JAKARTA, KOMPAS — Tim peneliti Kementerian Kelautan dan Perikanan melakukan survei pascatsunami yang menerjang pesisir barat Banten dan pesisir selatan Lampung, Rabu (26/12/2018). Hasil survei sementara, mereka mendapati permukiman warga di sekitar sempadan pantai Cilegon, Banten, sampai ke perbatasan Pantai Anyer.
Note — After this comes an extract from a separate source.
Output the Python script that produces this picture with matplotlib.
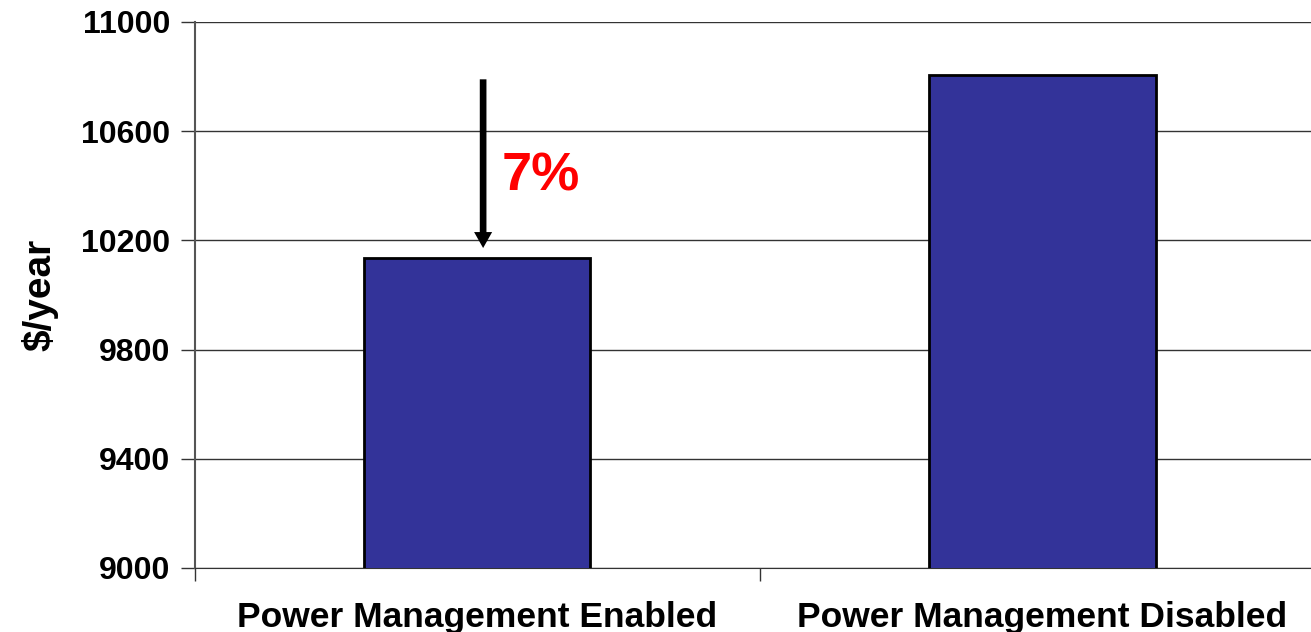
#!/usr/bin/env python3
# -*- coding: utf-8 -*-

"""
Annual cost: power management enabled vs disabled.
Output: out.png
"""

import numpy as np
import matplotlib
matplotlib.use("Agg")
import matplotlib.pyplot as plt

# data
categories = ["Power Management Enabled", "Power Management Disabled"]
cost_per_year = [10137, 10806]
y_ticks = [9000, 9400, 9800, 10200, 10600, 11000]
savings_label = "7%"
arrow_from = 10790
arrow_to = 10172

BAR_COLOR = "#333399"

plt.rcParams["font.family"] = ["Liberation Sans", "DejaVu Sans"]
plt.rcParams["font.weight"] = "bold"


def main():
    fig = plt.figure(figsize=(13.11, 6.32), dpi=100)
    ax = fig.add_axes([0.1487, 0.1013, 0.862, 0.8639])

    x = np.arange(len(categories))
    ax.bar(x, cost_per_year, width=0.40, color=BAR_COLOR,
           edgecolor="black", linewidth=2, zorder=3)

    ax.set_xlim(-0.5, len(categories) - 0.5)
    ax.set_ylim(y_ticks[0], y_ticks[-1])
    ax.set_yticks(y_ticks)
    ax.set_yticklabels([str(v) for v in y_ticks], fontsize=23,
                       fontweight="bold")
    ax.yaxis.grid(True, color="#333333", linewidth=1.0, zorder=0)

    # category boundaries as major ticks, labels on minor ticks
    ax.set_xticks(np.arange(len(categories) + 1) - 0.5)
    ax.set_xticklabels([])
    ax.set_xticks(x, minor=True)
    ax.set_xticklabels(categories, minor=True, fontsize=25.5,
                       fontweight="bold")
    ax.tick_params(axis="x", which="minor", length=0, pad=24)
    ax.tick_params(axis="x", which="major", length=9, width=1,
                   color="#333333")
    ax.tick_params(axis="y", length=10, width=1, color="#333333", pad=8)

    for side in ("top", "right"):
        ax.spines[side].set_visible(False)
    ax.spines["left"].set_color("#555555")
    ax.spines["left"].set_linewidth(1.5)
    ax.spines["bottom"].set_color("#333333")

    ax.set_ylabel("$/year", fontsize=28, fontweight="bold", labelpad=16)

    # savings arrow
    ax.annotate("", xy=(0.01, arrow_to), xytext=(0.01, arrow_from),
                arrowprops=dict(width=4.8, headwidth=13, headlength=11.5,
                                shrink=0, facecolor="black",
                                edgecolor="black", linewidth=0),
                zorder=4)
    ax.text(0.043, 10384, savings_label, color="red", fontsize=39,
            fontweight="bold", ha="left", va="baseline", zorder=5)

    fig.savefig("out.png", dpi=100)
    plt.close(fig)


if __name__ == "__main__":
    main()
Pakar tsunami di Kementerian Kelautan dan Perikanan, Abdul Muhari, mengatakan, sepanjang pantai Cilegon sampai perbatasan Anyer tidak terkena dampak yang parah. Hasil identifikasi sementara, titik terjauh terjangan tsunami ke darat di wilayah itu 84 meter dari pantai.
”Kerusakan rumah di sana mayoritas rusak ringan. Ada beberapa yang rusak sedang dan parah,” kata Abdul ketika dihubungi dari Jakarta.
Padahal, menurut Peraturan Presiden Nomor 51 Tahun 2016, kawasan sempadan pantai sejauh 100 meter dari pantai harus kosong sebagai kawasan publik. Meskipun tidak menjadi daerah terdampak yang parah, dampak kerugian dan kerusakan bisa lebih ringan jika kawasan sempadan pantai ditaati sebagai kawasan publik yang kosong.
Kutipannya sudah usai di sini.